**Description of the task:** Find the lines that hold "this". Report only how many there are.

===============

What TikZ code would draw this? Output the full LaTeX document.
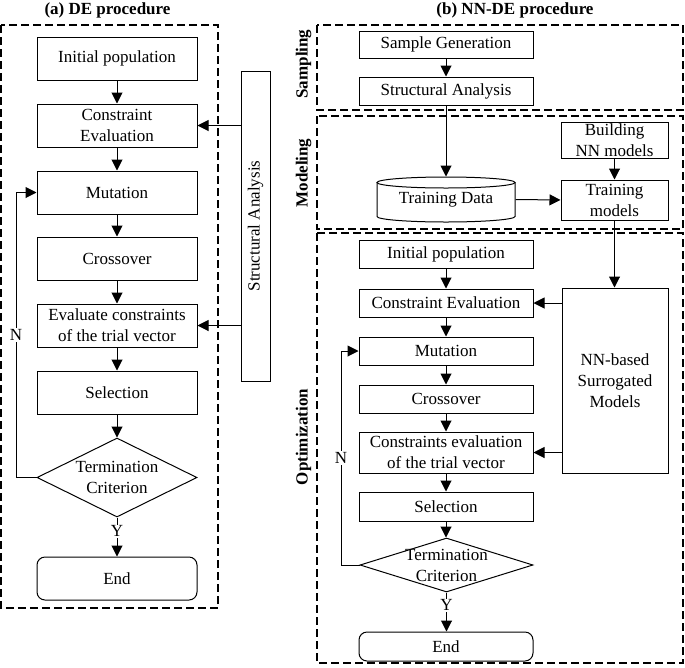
\documentclass[tikz,border=0pt]{standalone}
\usepackage{fontspec}
\setmainfont{Liberation Serif}
\usetikzlibrary{arrows.meta,shapes.geometric}
\begin{document}
\begin{tikzpicture}[x=1pt,y=-1pt,line width=1pt,
  every node/.style={font=\fontsize{17}{21}\selectfont},
  box/.style={draw,rectangle,align=center,inner sep=1pt},
  lbox/.style={box,minimum width=160pt,minimum height=43pt},
  rbox/.style={box,minimum width=174pt,minimum height=28pt},
  dbox/.style={draw,dash pattern=on 8pt off 4pt,line width=1.4pt},
  arr/.style={-{Triangle[length=11pt,width=11pt]}},
  lab/.style={fill=white,inner sep=1pt},
  dia/.style={draw,diamond,inner sep=0pt},
  ttl/.style={font=\fontsize{17}{21}\selectfont\bfseries},
  side/.style={font=\fontsize{17}{21}\selectfont\bfseries,rotate=90}]
\useasboundingbox (0,0) rectangle (685,667);
% titles
\node[ttl] (ta) at (107.5,10) {(a) DE procedure};
\node[ttl] (tb) at (515,10) {(b) NN-DE procedure};
% dashed frames
\draw[dbox] (1,25) rectangle (218,608);
\draw[dbox] (317,25) rectangle (683,110);
\draw[dbox] (317,116) rectangle (683,229);
\draw[dbox] (317,233) rectangle (683,663);
\node[side] (ls) at (303.5,64) {Sampling};
\node[side] (lm) at (303.5,173) {Modeling};
\node[side] (lo) at (303.5,437) {Optimization};
% ---------- (a) ----------
\node[lbox] (a1) at (117,58.5) {Initial population};
\node[lbox] (a2) at (117,125.5) {Constraint\\Evaluation};
\node[lbox] (a3) at (117,192.5) {Mutation};
\node[lbox] (a4) at (117,258.5) {Crossover};
\node[lbox] (a5) at (117,325.5) {Evaluate constraints\\of the trial vector};
\node[lbox] (a6) at (117,392.5) {Selection};
\node[dia,minimum width=160pt,minimum height=79pt] (a7) at (117,477.5) {};
\node[align=center,inner sep=0pt] (a7t) at (117,477.5) {Termination\\Criterion};
\node[lbox,rounded corners=8pt] (a8) at (117,578.5) {End};
\node[box,minimum width=29pt,minimum height=310pt,inner sep=0pt] (asa) at (255.5,226) {\rotatebox{90}{Structural Analysis}};
\coordinate (anx) at (16,0);
\draw[arr] (a1) -- (a2);
\draw[arr] (a2) -- (a3);
\draw[arr] (a3) -- (a4);
\draw[arr] (a4) -- (a5);
\draw[arr] (a5) -- (a6);
\draw[arr] (a6) -- (a7.north);
\draw[arr] (a7.south) -- node[lab,pos=0.35]{Y} (a8);
\draw[arr] (a7.west) -- (anx |- a7.west) -- node[lab]{N} (anx |- a3.west) -- (a3.west);
\draw[arr] (asa.west |- a2.east) -- (a2.east);
\draw[arr] (asa.west |- a5.east) -- (a5.east);
% ---------- (b) ----------
\node[rbox,minimum height=27pt] (s1) at (446,44.5) {Sample Generation};
\node[rbox] (s2) at (446,91) {Structural Analysis};
% cylinder
\node[minimum width=138pt,minimum height=45pt,inner sep=0pt] (td) at (446,199.5) {Training Data};
\draw (446,182.5) ellipse [x radius=69, y radius=5.5];
\draw (377,182.5) -- (377,216.5) arc[start angle=180,end angle=0,x radius=69,y radius=5.5] -- (515,182.5);
\node[box,minimum width=107pt,minimum height=36pt] (bn) at (614.5,140) {Building\\NN models};
\node[box,minimum width=107pt,minimum height=40pt] (tm) at (614.5,200) {Training\\models};
\node[rbox] (b1) at (446,254) {Initial population};
\node[rbox] (b2) at (446,303) {Constraint Evaluation};
\node[rbox] (b3) at (446,351) {Mutation};
\node[rbox] (b4) at (446,399) {Crossover};
\node[rbox,minimum height=41pt] (b5) at (446,452.5) {Constraints evaluation\\of the trial vector};
\node[rbox,minimum height=29pt] (b6) at (446,506.5) {Selection};
\node[dia,minimum width=173pt,minimum height=54pt] (b7) at (446.5,565) {};
\node[align=center,inner sep=0pt] (b7t) at (446.5,565) {Termination\\Criterion};
\node[rbox,minimum height=29pt,rounded corners=8pt] (b8) at (446,646.5) {End};
\node[box,minimum width=106pt,minimum height=185pt] (nn) at (615,380.5) {NN-based\\Surrogated\\Models};
\coordinate (bnx) at (341,0);
\draw[arr] (s1) -- (s2);
\draw[arr] (s2.south) -- (s2.south |- td.north);
\draw[arr] (td.east) -- (tm.west);
\draw[arr] (bn) -- (tm);
\draw[arr] (tm.south) -- (tm.south |- nn.north);
\draw[arr] (b1) -- (b2);
\draw[arr] (b2) -- (b3);
\draw[arr] (b3) -- (b4);
\draw[arr] (b4) -- (b5);
\draw[arr] (b5) -- (b6);
\draw[arr] (b6.south) -- (b6.south |- b7.north);
\draw[arr] (b7.south) -- node[lab,pos=0.33]{Y} (b7.south |- b8.north);
\draw[arr] (b7.west) -- (bnx |- b7.west) -- node[lab]{N} (bnx |- b3.west) -- (b3.west);
\draw[arr] (nn.west |- b2.east) -- (b2.east);
\draw[arr] (nn.west |- b5.east) -- (b5.east);
\end{tikzpicture}
\end{document}
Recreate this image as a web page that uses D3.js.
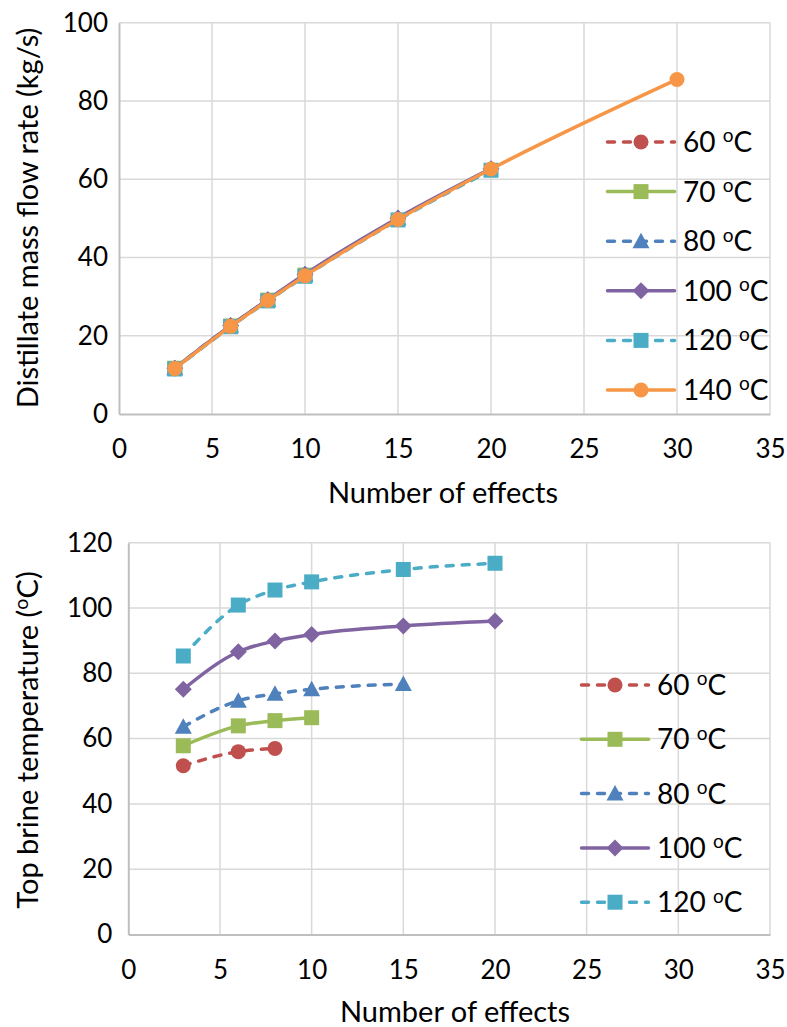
<!DOCTYPE html>
<html><head><meta charset="utf-8">
<script src="https://cdn.jsdelivr.net/npm/d3@7"></script>
<style>
html,body{margin:0;padding:0;background:#fff;}
svg{display:block;font-family:Lato, "Noto Sans", sans-serif;}
</style></head>
<body>
<svg id="chart" width="787" height="1027"></svg>
<script>
// ---------- data ----------
const xTicks = [0, 5, 10, 15, 20, 25, 30, 35];
const topYTicks = [0, 20, 40, 60, 80, 100];
const bottomYTicks = [0, 20, 40, 60, 80, 100, 120];
const topTitleY = "Distillate mass flow rate (kg/s)";
const bottomTitleY = "Top brine temperature (";
const titleX = "Number of effects";

const seriesLabels = ["60", "70", "80", "100", "120", "140"];
const seriesColors = ["#C0504D", "#9BBB59", "#4F81BD", "#8064A2", "#4BACC6", "#F79646"];
const seriesDashed = [true, false, true, false, true, false];
const seriesMarkers = ["circle", "square", "triangle", "diamond", "square", "circle"];

const effects60 = [3, 6, 8];
const effects70 = [3, 6, 8, 10];
const effects80 = [3, 6, 8, 10, 15];
const effects100 = [3, 6, 8, 10, 15, 20];
const effects120 = [3, 6, 8, 10, 15, 20];
const effects140 = [3, 6, 8, 10, 15, 20, 30];

// distillate mass flow rate (kg/s)
const flow60 = [11.7, 22.5, 29.1];
const flow70 = [11.7, 22.5, 29.1, 35.5];
const flow80 = [11.7, 22.6, 29.2, 35.6, 50.0];
const flow100 = [11.7, 22.6, 29.2, 35.7, 50.1, 62.7];
const flow120 = [11.5, 22.3, 28.9, 35.2, 49.6, 62.3];
const flow140 = [11.6, 22.4, 29.0, 35.3, 49.7, 62.6, 85.5];

// top brine temperature (°C)
const tbt60 = [51.7, 56.0, 57.0];
const tbt70 = [57.8, 63.9, 65.5, 66.4];
const tbt80 = [63.6, 71.6, 73.7, 75.1, 76.7];
const tbt100 = [75.1, 86.6, 89.9, 91.9, 94.5, 96.0];
const tbt120 = [85.3, 100.9, 105.5, 108.0, 111.8, 113.7];

const topSeries = [
  {i: 0, x: effects60, y: flow60},
  {i: 1, x: effects70, y: flow70},
  {i: 2, x: effects80, y: flow80},
  {i: 3, x: effects100, y: flow100},
  {i: 4, x: effects120, y: flow120},
  {i: 5, x: effects140, y: flow140}
];
const bottomSeries = [
  {i: 0, x: effects60, y: tbt60},
  {i: 1, x: effects70, y: tbt70},
  {i: 2, x: effects80, y: tbt80},
  {i: 3, x: effects100, y: tbt100},
  {i: 4, x: effects120, y: tbt120}
];

// ---------- drawing ----------
const svg = d3.select("#chart");
const TICK_FS = 26;
const TITLE_FS = 29;
const LEG_FS = 28;
const DASH = "7,9";
const LW = 3.5;

function marker(g, type, cx, cy, color) {
  const s = 15;
  if (type === "circle") {
    g.append("circle").attr("cx", cx).attr("cy", cy).attr("r", s / 2).attr("fill", color);
  } else if (type === "square") {
    g.append("rect").attr("x", cx - s / 2).attr("y", cy - s / 2).attr("width", s).attr("height", s).attr("fill", color);
  } else if (type === "triangle") {
    g.append("path").attr("d", `M${cx},${cy - 8.5}L${cx + 8.5},${cy + 7}L${cx - 8.5},${cy + 7}Z`).attr("fill", color);
  } else if (type === "diamond") {
    g.append("path").attr("d", `M${cx},${cy - 8.5}L${cx + 8.5},${cy}L${cx},${cy + 8.5}L${cx - 8.5},${cy}Z`).attr("fill", color);
  }
}

function degText(sel, prefix, suffix) {
  sel.append("tspan").text(prefix);
  sel.append("tspan").attr("font-size", "0.68em").attr("dy", "-0.5em").text("o");
  sel.append("tspan").attr("dy", "0.34em").text(suffix);
}

function drawChart(cfg) {
  const g = svg.append("g");
  const x = d3.scaleLinear().domain([0, 35]).range([cfg.left, cfg.right]);
  const y = d3.scaleLinear().domain([0, cfg.yMax]).range([cfg.bottom, cfg.top]);

  // gridlines
  g.append("g").selectAll("line.v").data(xTicks.slice(1)).join("line")
    .attr("x1", d => x(d)).attr("x2", d => x(d)).attr("y1", cfg.top).attr("y2", cfg.bottom)
    .attr("stroke", "#D9D9D9").attr("stroke-width", 1.5);
  g.append("g").selectAll("line.h").data(cfg.yTicks.slice(1)).join("line")
    .attr("x1", cfg.left).attr("x2", cfg.right).attr("y1", d => y(d)).attr("y2", d => y(d))
    .attr("stroke", "#D9D9D9").attr("stroke-width", 1.5);

  // axes
  const xAxis = d3.axisBottom(x).tickValues(xTicks).tickSize(0).tickPadding(cfg.xTickPad);
  const xa = g.append("g").attr("transform", `translate(0,${cfg.bottom})`).call(xAxis);
  xa.select(".domain").attr("stroke", "#BFBFBF").attr("stroke-width", 2);
  xa.selectAll("text").attr("font-size", TICK_FS).attr("fill", "#000").attr("font-family", "Lato");

  const yAxis = d3.axisLeft(y).tickValues(cfg.yTicks).tickSize(0).tickPadding(cfg.yTickPad);
  const ya = g.append("g").attr("transform", `translate(${cfg.left},0)`).call(yAxis);
  ya.select(".domain").attr("stroke", "#BFBFBF").attr("stroke-width", 2);
  ya.selectAll("text").attr("font-size", TICK_FS).attr("fill", "#000").attr("font-family", "Lato");

  // axis titles
  g.append("text").attr("x", cfg.xTitleCx).attr("y", cfg.xTitleY)
    .attr("text-anchor", "middle").attr("font-size", TITLE_FS).attr("fill", "#000").text(titleX);
  const yt = g.append("text").attr("transform", `translate(${cfg.yTitleX},${cfg.yTitleCy}) rotate(-90)`)
    .attr("text-anchor", "middle").attr("font-size", TITLE_FS).attr("fill", "#000");
  cfg.yTitle(yt);

  // series
  const line = d3.line().x(d => x(d[0])).y(d => y(d[1])).curve(d3.curveMonotoneX);
  cfg.series.forEach(s => {
    const pts = s.x.map((v, k) => [v, s.y[k]]);
    const col = seriesColors[s.i];
    g.append("path").attr("d", line(pts)).attr("fill", "none").attr("stroke", col)
      .attr("stroke-width", LW).attr("stroke-dasharray", seriesDashed[s.i] ? DASH : null)
      .attr("stroke-linecap", "round").attr("stroke-linejoin", "round");
    const mg = g.append("g");
    pts.forEach(p => marker(mg, seriesMarkers[s.i], x(p[0]), y(p[1]), col));
  });

  // legend
  cfg.series.forEach((s, k) => {
    const ly = cfg.legTop + k * cfg.legStep;
    const col = seriesColors[s.i];
    const lg = g.append("g");
    lg.append("line").attr("x1", cfg.legX + 1.5).attr("x2", cfg.legX + 68.5).attr("y1", ly).attr("y2", ly)
      .attr("stroke", col).attr("stroke-width", LW).attr("stroke-linecap", "round")
      .attr("stroke-dasharray", seriesDashed[s.i] ? DASH : null);
    marker(lg, seriesMarkers[s.i], cfg.legX + 35, ly, col);
    const t = lg.append("text").attr("x", cfg.legX + 77).attr("y", ly + 10)
      .attr("font-size", LEG_FS).attr("fill", "#000");
    degText(t, seriesLabels[s.i] + " ", "C");
  });
}

drawChart({
  left: 119, right: 770, top: 22.7, bottom: 414, yMax: 100, yTicks: topYTicks,
  xTickPad: 26, yTickPad: 11, xTitleCx: 443, xTitleY: 503, yTitleX: 38, yTitleCy: 218,
  yTitle: t => t.text(topTitleY),
  series: topSeries, legX: 606, legTop: 142, legStep: 49.6
});

drawChart({
  left: 128.3, right: 770, top: 542.7, bottom: 934.5, yMax: 120, yTicks: bottomYTicks,
  xTickPad: 26, yTickPad: 16, xTitleCx: 455, xTitleY: 1022, yTitleX: 38, yTitleCy: 740,
  yTitle: t => degText(t, bottomTitleY, "C)"),
  series: bottomSeries, legX: 580, legTop: 685, legStep: 54.3
});
</script>
</body></html>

===============

**Full response:** 2